Yeah, like I said, when I was writing this, in my head I kept picturing the town I was in college in. I remember being there and feeling this complete desperation and unease with the world and not having what I needed to feel safe – financially, housing, or even like relationship stability, however you wanna phrase that. Then when you’re young part of you feels invincible and I remember being 19 and thinking I had everything figured out, thinking, “I know exactly what this year’s gonna be, I’m gonna do all this cool stuff, I’ve got the world at my fingertips,” and I knew nothing. I was a fuckin’ idiot. That’s another part of the record – you think you’ve got everything figured out when you’re young but you don’t and so when it hits you it really hurts. Growing up isn’t good but it’s necessary. “Strength” is about being young and stupid and thinking things are good and will continue to be good, when realistically they’re not, and it’s just gonna hit you again. 

 

There’s a song that stood out to me as a bit more upbeat musically and more positive lyrically, the song “Cross.” 

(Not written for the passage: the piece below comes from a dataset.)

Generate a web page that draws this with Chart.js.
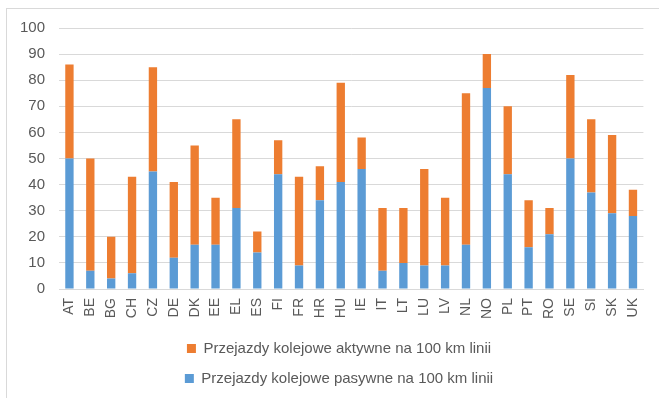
<!DOCTYPE html>
<html>
<head>
<meta charset="utf-8">
<script src="https://cdn.jsdelivr.net/npm/chart.js@4"></script>
<style>
  html, body { margin: 0; padding: 0; background: #fff; }
  #wrap { position: relative; width: 659px; height: 398px; overflow: hidden; }
  #frame { position: absolute; left: 6px; top: 8px; width: 700px; height: 450px;
           border-top: 1px solid #d9d9d9; border-left: 1px solid #d9d9d9; }
  canvas { position: absolute; left: 0; top: 0; }
</style>
</head>
<body>
<div id="wrap">
  <div id="frame"></div>
  <canvas id="chart" width="659" height="398"></canvas>
</div>
<script>
// kraje
const countries = ['AT', 'BE', 'BG', 'CH', 'CZ', 'DE', 'DK', 'EE', 'EL', 'ES', 'FI', 'FR', 'HR', 'HU',
  'IE', 'IT', 'LT', 'LU', 'LV', 'NL', 'NO', 'PL', 'PT', 'RO', 'SE', 'SI', 'SK', 'UK'];

// przejazdy pasywne (dolna część słupka)
const passive = [50, 7, 4, 6, 45, 12, 17, 17, 31, 14, 44, 9, 34, 41,
  46, 7, 10, 9, 9, 17, 77, 44, 16, 21, 50, 37, 29, 28];

// przejazdy aktywne (górna część słupka)
const active = [36, 43, 16, 37, 40, 29, 38, 18, 34, 8, 13, 34, 13, 38,
  12, 24, 21, 37, 26, 58, 13, 26, 18, 10, 32, 28, 30, 10];

const labelActive = 'Przejazdy kolejowe aktywne na 100 km linii';
const labelPassive = 'Przejazdy kolejowe pasywne na 100 km linii';

const font = "'Liberation Sans', Arial, sans-serif";
const grey = '#595959';

// legenda w Excelu jest lekko przesunięta w prawo
const legendShift = {
  id: 'legendShift',
  afterLayout(chart) {
    chart.legend.left += 9;
    chart.legend.right += 9;
  }
};

new Chart(document.getElementById('chart'), {
  type: 'bar',
  data: {
    labels: countries,
    datasets: [
      {
        label: labelPassive,
        data: passive,
        backgroundColor: '#5B9BD5',
        barPercentage: 0.4,
        categoryPercentage: 1
      },
      {
        label: labelActive,
        data: active,
        backgroundColor: '#ED7D31',
        barPercentage: 0.4,
        categoryPercentage: 1
      }
    ]
  },
  plugins: [legendShift],
  options: {
    responsive: false,
    animation: false,
    layout: { padding: { top: 28, left: 14, right: 13, bottom: 2 } },
    plugins: {
      tooltip: { enabled: false },
      legend: {
        position: 'bottom',
        reverse: true,
        labels: {
          boxWidth: 9,
          boxHeight: 9,
          padding: 15,
          color: grey,
          font: { family: font, size: 15 }
        }
      }
    },
    scales: {
      x: {
        stacked: true,
        grid: { display: false, drawTicks: false },
        border: { display: true, color: '#d9d9d9', width: 1 },
        ticks: {
          color: grey,
          font: { family: font, size: 14 },
          minRotation: 90,
          maxRotation: 90,
          autoSkip: false,
          padding: 9
        },
        afterFit(scale) { scale.height = 37; }
      },
      y: {
        stacked: true,
        min: 0,
        max: 100,
        grid: { color: '#d9d9d9', drawTicks: false },
        border: { display: false },
        ticks: {
          stepSize: 10,
          color: grey,
          font: { family: font, size: 15 },
          padding: 14
        },
        afterFit(scale) { scale.width = 45; }
      }
    }
  }
});
</script>
</body>
</html>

Right, and the other thing about this record is that, in remembering those lonely and desperate times in college, I kept picturing myself having had just one friend to sit with and to be there with me and deal with it together. A lot of the songs, the narrator is singing to someone, and it’s really the same person. It’s about friendship and having someone in a world that’s cruel and unforgiving who can get through it with you. So “Cross,” it’s a song about having another person. It is a positive song, and there’s a couple others on the record, but people can figure those out on their own. Even “100,” that’s really about waiting for that person to get back, not wanting to be alone anymore. It’s a record about having that person, really.

 

How do you feel the John from the era of Street Smart Cyclist or Snowing would feel if he listened to Strength?

I don’t know if he would’ve gotten it. [laughs] I had some pretty suspect tastes for a little bit. There’s this thing that’s happened to me over the past couple years where I stopped writing about what was immediately happening to me – like Street Smart, Snowing, a lot of it was just about my day to day problems and it got problematic after a while ‘cause I was very sick and listening back, it feels almost irresponsible to be singing about some of the things I was, so I more or less had to find a new way to write. With the first Bad Heaven record, I found myself exploring a lot of times or ideas in my life that I had to processes, but never gave myself time to process. A lot of Strength is about those times. I was a junior in college when we started Snowing and a freshman or sophomore I guess in Street Smart and that’s what I’m writing about in Strength. So maybe musically I wouldn’t have gotten it, but I think lyrically and thematically it would’ve resonated with me. I like it a lot now.